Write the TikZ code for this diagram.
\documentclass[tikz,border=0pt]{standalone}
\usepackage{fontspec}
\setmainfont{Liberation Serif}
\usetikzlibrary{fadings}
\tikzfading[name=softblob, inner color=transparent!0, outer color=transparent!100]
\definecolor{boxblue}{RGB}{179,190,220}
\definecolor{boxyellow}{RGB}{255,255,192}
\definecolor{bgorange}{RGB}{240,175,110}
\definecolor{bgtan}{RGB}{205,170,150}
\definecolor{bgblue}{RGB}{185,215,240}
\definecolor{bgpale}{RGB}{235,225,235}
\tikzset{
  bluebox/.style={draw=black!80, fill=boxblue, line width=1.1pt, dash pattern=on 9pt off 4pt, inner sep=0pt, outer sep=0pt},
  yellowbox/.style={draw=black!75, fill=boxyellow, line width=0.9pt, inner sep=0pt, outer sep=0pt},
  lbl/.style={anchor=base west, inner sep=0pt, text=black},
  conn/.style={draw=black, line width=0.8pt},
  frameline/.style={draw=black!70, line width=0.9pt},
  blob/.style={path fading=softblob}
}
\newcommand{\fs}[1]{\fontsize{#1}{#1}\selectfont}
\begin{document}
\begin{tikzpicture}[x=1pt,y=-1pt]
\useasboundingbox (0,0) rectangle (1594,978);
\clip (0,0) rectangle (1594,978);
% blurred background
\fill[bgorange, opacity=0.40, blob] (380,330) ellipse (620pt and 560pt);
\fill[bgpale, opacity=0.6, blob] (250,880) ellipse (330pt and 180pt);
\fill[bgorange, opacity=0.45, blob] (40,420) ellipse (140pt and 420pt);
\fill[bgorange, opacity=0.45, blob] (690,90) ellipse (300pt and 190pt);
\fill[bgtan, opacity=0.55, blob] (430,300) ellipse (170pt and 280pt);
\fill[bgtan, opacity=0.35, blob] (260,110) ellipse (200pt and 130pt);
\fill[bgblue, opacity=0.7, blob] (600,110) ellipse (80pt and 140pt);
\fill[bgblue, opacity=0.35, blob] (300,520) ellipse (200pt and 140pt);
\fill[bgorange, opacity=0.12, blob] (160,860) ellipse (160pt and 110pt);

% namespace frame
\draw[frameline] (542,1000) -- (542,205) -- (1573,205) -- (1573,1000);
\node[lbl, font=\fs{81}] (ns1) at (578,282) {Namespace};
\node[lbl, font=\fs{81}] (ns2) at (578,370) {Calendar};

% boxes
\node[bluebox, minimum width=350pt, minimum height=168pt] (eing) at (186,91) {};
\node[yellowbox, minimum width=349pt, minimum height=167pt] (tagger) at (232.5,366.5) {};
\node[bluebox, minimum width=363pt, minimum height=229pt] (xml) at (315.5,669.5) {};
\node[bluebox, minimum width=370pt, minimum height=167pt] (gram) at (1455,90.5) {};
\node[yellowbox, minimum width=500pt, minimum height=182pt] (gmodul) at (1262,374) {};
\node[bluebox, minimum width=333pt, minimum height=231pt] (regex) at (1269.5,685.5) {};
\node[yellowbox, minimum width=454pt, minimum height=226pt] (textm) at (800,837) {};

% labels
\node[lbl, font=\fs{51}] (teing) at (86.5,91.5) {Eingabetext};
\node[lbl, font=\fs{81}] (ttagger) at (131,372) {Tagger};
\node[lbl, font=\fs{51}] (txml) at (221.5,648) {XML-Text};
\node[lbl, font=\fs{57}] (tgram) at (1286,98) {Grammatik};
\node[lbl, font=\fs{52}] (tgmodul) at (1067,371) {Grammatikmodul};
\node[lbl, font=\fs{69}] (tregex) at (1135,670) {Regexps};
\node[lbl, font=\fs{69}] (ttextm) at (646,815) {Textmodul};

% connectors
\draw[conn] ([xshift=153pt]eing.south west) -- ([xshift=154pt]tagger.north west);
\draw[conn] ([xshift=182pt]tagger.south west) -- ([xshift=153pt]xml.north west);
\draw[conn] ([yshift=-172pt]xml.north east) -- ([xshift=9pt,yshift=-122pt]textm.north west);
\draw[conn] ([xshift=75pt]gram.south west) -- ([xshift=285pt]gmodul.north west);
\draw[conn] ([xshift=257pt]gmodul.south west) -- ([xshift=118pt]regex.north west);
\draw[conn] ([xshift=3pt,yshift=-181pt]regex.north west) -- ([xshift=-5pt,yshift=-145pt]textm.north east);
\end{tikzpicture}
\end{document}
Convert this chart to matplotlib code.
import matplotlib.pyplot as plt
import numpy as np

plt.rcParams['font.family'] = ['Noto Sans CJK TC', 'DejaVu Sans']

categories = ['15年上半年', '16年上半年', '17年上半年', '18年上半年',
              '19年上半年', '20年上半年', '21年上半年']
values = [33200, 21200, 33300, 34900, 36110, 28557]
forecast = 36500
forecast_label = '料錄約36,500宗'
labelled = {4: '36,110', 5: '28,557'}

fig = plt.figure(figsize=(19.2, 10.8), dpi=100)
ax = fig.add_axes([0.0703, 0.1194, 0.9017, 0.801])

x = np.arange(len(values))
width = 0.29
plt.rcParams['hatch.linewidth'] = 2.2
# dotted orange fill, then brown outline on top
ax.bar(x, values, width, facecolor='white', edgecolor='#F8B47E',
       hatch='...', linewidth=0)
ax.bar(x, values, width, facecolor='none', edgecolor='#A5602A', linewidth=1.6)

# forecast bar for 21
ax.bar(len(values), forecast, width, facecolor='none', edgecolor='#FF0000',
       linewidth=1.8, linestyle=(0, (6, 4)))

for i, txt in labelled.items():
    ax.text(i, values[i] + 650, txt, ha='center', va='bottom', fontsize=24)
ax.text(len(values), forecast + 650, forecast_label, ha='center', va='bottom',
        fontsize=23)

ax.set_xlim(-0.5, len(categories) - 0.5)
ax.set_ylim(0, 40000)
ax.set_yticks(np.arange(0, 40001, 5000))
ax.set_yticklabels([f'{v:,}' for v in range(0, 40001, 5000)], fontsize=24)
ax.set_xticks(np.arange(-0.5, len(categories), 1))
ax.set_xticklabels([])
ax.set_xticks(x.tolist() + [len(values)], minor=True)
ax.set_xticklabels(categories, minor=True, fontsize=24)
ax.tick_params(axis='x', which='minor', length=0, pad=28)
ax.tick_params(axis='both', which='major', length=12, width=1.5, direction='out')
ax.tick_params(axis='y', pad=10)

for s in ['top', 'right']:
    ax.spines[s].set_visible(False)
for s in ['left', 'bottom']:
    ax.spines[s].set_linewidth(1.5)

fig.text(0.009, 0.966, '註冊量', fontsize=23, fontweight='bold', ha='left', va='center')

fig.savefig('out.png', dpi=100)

(REQUIRED TASK):
Among the lines of the data, identify those with the word "this". Copy each of them.

(TASK OUTPUT):
Write the TikZ code for this diagram.
Convert this chart to matplotlib code.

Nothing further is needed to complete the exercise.